Du pape Léon X à François Ier, d’Henri VIII d’Angleterre au bon roi Henri, sire d’Ay et de Gonesse, Boileau et Louis-Roger Brûlart, marquis de Villery, plus tard, les grands du royaume se mirent à promouvoir (objectivement ou non) le vin de Champagne, rouge surtout. Le médecin Le Paulmier se plut à décrire cet engouement en précisant que les vins issus du Pinot noir (les “clairets”) “tiennent le premier rang en bonté et perfection sur tous les autres vins…”. Prenant la vedette aux modèles bourguignons, celui de Beaune était dès le xve siècle le vin rouge et noble par excellence. La renommée du vin de Champagne acquiert ses lettres de noblesse au Grand Siècle (XVIIe siècle).
Aux historiens de l’époque le soin de s’engager en disant que le vin rouge de Champagne fut supérieur à celui de Beaune. Pas sûr que le climat moins indulgent du premier ait pu réellement gêner la qualité du second. Qu’importe ! La destinée de la région de Champagne en profita pour s’affermir, et l’on sait aujourd’hui que le pays ne s’orientait que vers la production d’un tout autre vin, propre à lui-même et non concurrent des seigneurs rouges de la Bourgogne. Passons sur les efforts et l’habileté des vinificateurs du moment qui parvinrent peu à peu à “faire” du vin gris, presque blanc, tant au château de Sillery qu’à l’abbaye d’Hautvillers. Passons encore sur les hautes recommandations dont bénéficièrent les crus champenois. Même Chaptal laisse entendre qu’ils n’en ont point manqué quand il écrit que les vins sont largement redevables de leur célébrité aux grands seigneurs qui accompagnèrent Louis XIV à son sacre. Ce qui prouve aussi que leur qualité était bien réelle. “En outre, on remarque bien vite, poursuit Roger Dion, qu’en dépit de la précaution qu’on prenait de loger les vins gris dans des futailles neuves, le contact du bois, à la longue, ne leur était pas bon (…) et que le moyen le plus sûr de préserver leurs arômes était de les conserver en des flacons de verre, soigneusement bouchés.” En parallèle, on s’aperçut que dans son récipient de verre, le vin, de lui-même, devenait mousseux. Intervint le légendaire mais réel Dom Pérignon, procureur de l’abbaye d’Hautvillers, à qui revient surtout le mérite d’avoir amélioré la culture de la vigne, créé les assemblages de différents raisins, et sans doute maîtrisé humainement et régulièrement cette effervescence (voir “la méthode champenoise”)
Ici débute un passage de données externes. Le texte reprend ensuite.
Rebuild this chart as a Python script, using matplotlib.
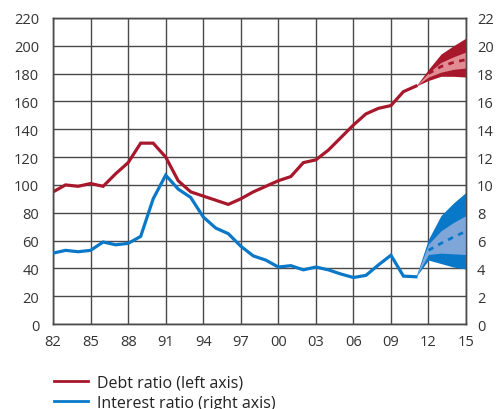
import matplotlib
matplotlib.use("Agg")
import matplotlib.pyplot as plt
from matplotlib.lines import Line2D

plt.rcParams['font.family'] = ['Open Sans', 'DejaVu Sans']

# historical data
years = list(range(1982, 2012))
debt = [95, 100, 99, 101, 99, 108, 116, 130, 130, 120, 103, 95, 92, 89, 86,
        90, 95, 99, 103, 106, 116, 118, 125, 134, 143, 151, 155, 157, 167, 171]
interest = [5.1, 5.3, 5.2, 5.3, 5.9, 5.7, 5.8, 6.3, 9.0, 10.7, 9.7, 9.1, 7.7, 6.9, 6.5,
            5.6, 4.9, 4.6, 4.1, 4.2, 3.9, 4.1, 3.9, 3.6, 3.35, 3.5, 4.25, 4.95, 3.45, 3.4]

# projections (fan), starting at 2011
fc_years = [2011, 2012, 2013, 2014, 2015]
debt_mid = [171, 180, 185, 188, 190]
debt_out_hi = [171, 183, 194, 200, 205.5]
debt_out_lo = [171, 175, 178, 178, 177.5]
debt_in_hi = [171, 180.5, 188, 192, 195.5]
debt_in_lo = [171, 177.5, 181, 183, 184]

int_mid = [3.4, 5.3, 5.8, 6.25, 6.67]
int_out_hi = [3.4, 6.1, 7.8, 8.7, 9.47]
int_out_lo = [3.4, 4.6, 4.35, 4.1, 3.96]
int_in_hi = [3.4, 5.75, 6.7, 7.3, 7.8]
int_in_lo = [3.4, 5.0, 5.1, 5.05, 5.0]

xticks = list(range(1982, 2016, 3))
xlabels = [str(y)[2:] for y in xticks]

red = '#a8182c'
red_light = '#e18b93'
blue = '#0a78c8'
blue_light = '#7fa6d8'
grid_c = '#4a4a4a'

fig = plt.figure(figsize=(4.96, 4.10), dpi=100)
ax = fig.add_axes([0.107, 0.207, 0.8325, 0.747])
ax2 = ax.twinx()

ax.set_xlim(1982, 2015)
ax.set_ylim(0, 220)
ax2.set_ylim(0, 22)
ax.set_yticks(range(0, 221, 20))
ax2.set_yticks(range(0, 23, 2))
ax.set_xticks(xticks)
ax.set_xticklabels(xlabels)

ax.grid(True, color=grid_c, linewidth=1.0)
ax.set_axisbelow(True)
for a in (ax, ax2):
    for s in a.spines.values():
        s.set_color(grid_c)
        s.set_linewidth(1.0)
    a.tick_params(length=0, labelsize=10.5, colors='#333333')
ax.tick_params(axis='y', pad=10)
ax2.tick_params(axis='y', pad=8)
ax.tick_params(axis='x', pad=7)

# debt (left axis)
ax.fill_between(fc_years, debt_out_lo, debt_out_hi, color=red, lw=0, zorder=2)
ax.fill_between(fc_years, debt_in_lo, debt_in_hi, color=red_light, lw=0, zorder=2)
ax.plot(years, debt, color=red, lw=2.3, zorder=3, solid_joinstyle='miter')
ax.plot(fc_years[1:], debt_mid[1:], color=red, lw=2.0, ls=(0, (2, 2)), zorder=3)

# interest (right axis)
ax2.fill_between(fc_years, int_out_lo, int_out_hi, color=blue, lw=0, zorder=2)
ax2.fill_between(fc_years, int_in_lo, int_in_hi, color=blue_light, lw=0, zorder=2)
ax2.plot(years, interest, color=blue, lw=2.3, zorder=3, solid_joinstyle='miter')
ax2.plot(fc_years[1:], int_mid[1:], color=blue, lw=2.0, ls=(0, (2, 2)), zorder=3)

handles = [Line2D([], [], color=red, lw=2),
           Line2D([], [], color=blue, lw=2)]
fig.legend(handles, ['Debt ratio (left axis)', 'Interest ratio (right axis)'],
           loc='upper left', bbox_to_anchor=(0.08, 0.12), frameon=False,
           fontsize=11.5, handlelength=2.1, handletextpad=0.6, labelspacing=0.3,
           labelcolor='#222222')

fig.savefig('out.png', dpi=100)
C’est l’avènement du vrai vin de Champagne tel que nous le connaissons, dont Voltaire témoigne en 1736 et Alfred de Vigny en 1853 (“dans la mousse d’Aï luit l’éclair d’un bonheur”). Les vins tranquilles sont devenus vins de joie, et l’effet réjouissant de leur pétulance les fit rapidement adopter.
Une dernière chose qui nous permettra d’enchaîner : durant toute cette belle histoire, le sens commercial des négociants de la région de Champagne, qui déployèrent toute leur énergie à maintenir ou développer leurs ventes en France et à l’étranger, fut bien sûr l’autre facteur d’importance qui contribua – avec le caractère distinctif du vin à mousser – à porter la bonne parole.